WASHINGTON — Scott Pruitt, the head of the Environmental Protection Agency, moved late on Wednesday to reject the scientific conclusion of the agency’s own chemical safety experts who under the Obama administration recommended that one of the nation’s most widely used insecticides be permanently banned at farms nationwide because of the harm it potentially causes children and farm workers.
The ruling by Mr. Pruitt, in one of his first formal actions as the nation’s top environmental official, rejected a petition filed a decade ago by two environmental groups that had asked that the agency ban all uses of chlorpyrifos. The chemical was banned in 2000 for use in most household settings, but still today is used at about 40,000 farms on about 50 different types of crops, ranging from almonds to apples.

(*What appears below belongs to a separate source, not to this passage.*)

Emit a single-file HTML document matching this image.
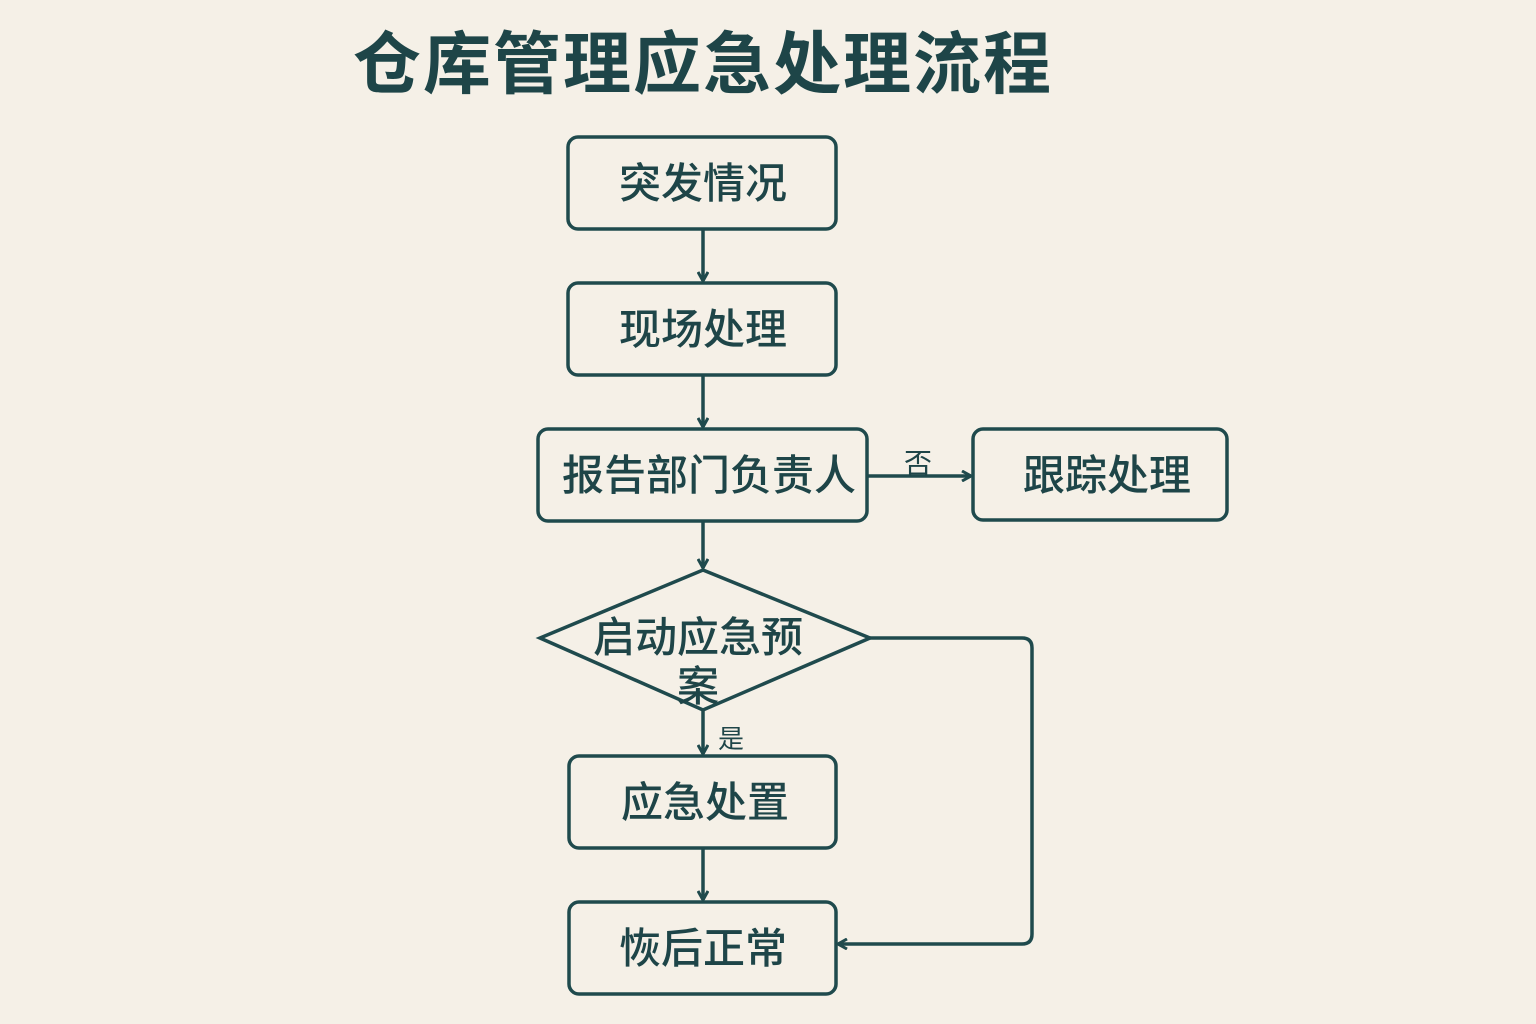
<!DOCTYPE html>
<html><head><meta charset="utf-8"><style>
html,body{margin:0;padding:0;background:#f5f0e7;}
svg{display:block;}
text{font-family:"Liberation Sans","Noto Sans CJK SC",sans-serif;fill:#1e4548;}
</style></head><body>
<svg width="1536" height="1024" viewBox="0 0 1536 1024" xmlns="http://www.w3.org/2000/svg">
<rect width="1536" height="1024" fill="#f5f0e7"/>
<defs><marker id="a" markerWidth="12" markerHeight="12" refX="10" refY="6" orient="auto" markerUnits="userSpaceOnUse"><path d="M1,1 L10,6 L1,11" fill="none" stroke="#1f4a4d" stroke-width="3"/></marker></defs>
<text x="703" y="88" font-size="68" font-weight="bold" text-anchor="middle" letter-spacing="2">仓库管理应急处理流程</text>
<g fill="none" stroke="#1f4a4d" stroke-width="3.5">
<rect x="568" y="137" width="268" height="92" rx="10"/>
<rect x="568" y="283" width="268" height="92" rx="10"/>
<rect x="538" y="429" width="329" height="92" rx="10"/>
<rect x="973" y="429" width="254" height="91" rx="10"/>
<path d="M540,638 L703,570 L870,638 L703,710 Z"/>
<rect x="569" y="756" width="267" height="92" rx="10"/>
<rect x="569" y="902" width="267" height="92" rx="10"/>
<path d="M703,229 V281" marker-end="url(#a)"/>
<path d="M703,375 V427" marker-end="url(#a)"/>
<path d="M703,521 V568" marker-end="url(#a)"/>
<path d="M867,476 H971" marker-end="url(#a)"/>
<path d="M703,710 V754" marker-end="url(#a)"/>
<path d="M703,848 V900" marker-end="url(#a)"/>
<path d="M870,638 H1022 Q1032,638 1032,648 V934 Q1032,944 1022,944 H838" marker-end="url(#a)"/>
</g>
<g font-size="42" font-weight="500" text-anchor="middle">
<text x="703" y="198">突发情况</text>
<text x="703" y="344">现场处理</text>
<text x="709" y="490">报告部门负责人</text>
<text x="1107" y="490">跟踪处理</text>
<text x="698" y="652">启动应急预</text>
<text x="698" y="701">案</text>
<text x="705" y="817">应急处置</text>
<text x="703" y="963">恢后正常</text>
</g>
<text x="918" y="473" font-size="28" text-anchor="middle">否</text>
<text x="731" y="748" font-size="26" text-anchor="middle">是</text>
</svg>
</body></html>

Late last year, and based in part on research conducted at Columbia University, E.P.A. scientists concluded that exposure to the chemical that has been in use since 1965 was potentially causing significant health consequences. They included learning and memory declines, particularly among farm workers and young children who may be exposed through drinking water and other sources.

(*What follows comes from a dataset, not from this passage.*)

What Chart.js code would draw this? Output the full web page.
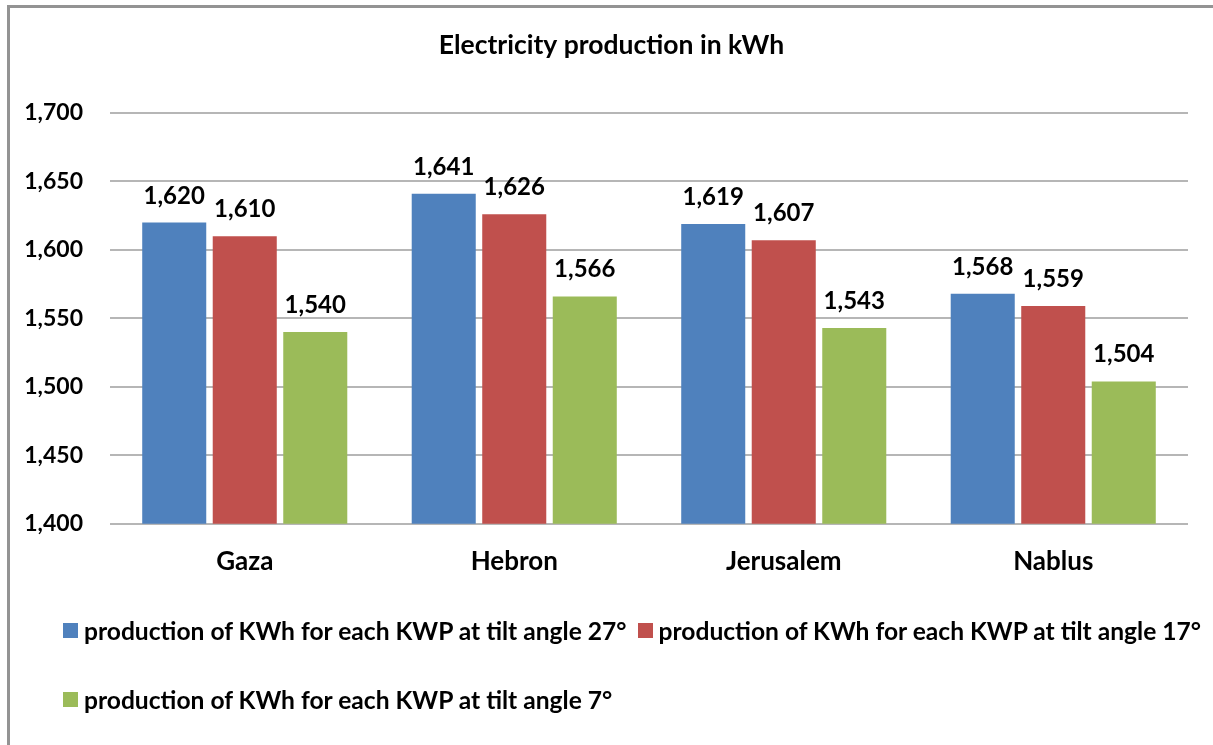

The ruling is, in some ways, more consequential than the higher profile move by Mr. Trump on Tuesday to order the start of rolling back Obama administration rules related to coal-burning power plants and climate change.
In rejecting the pesticide ban, Mr. Pruitt took what is known as a “final agency action” on the question of the safety and use of chlorpyrifos, suggesting that the matter would not likely be revisited until 2022, the next time the E.P.A. is formally required to re-evaluate the safety of the pesticide.
Mr. Pruitt’s move was immediately condemned by environmental groups, which said it showed that the Trump administration cared more about catering to the demands of major corporate players, like Dow Chemical, than the health and safety of families nationwide.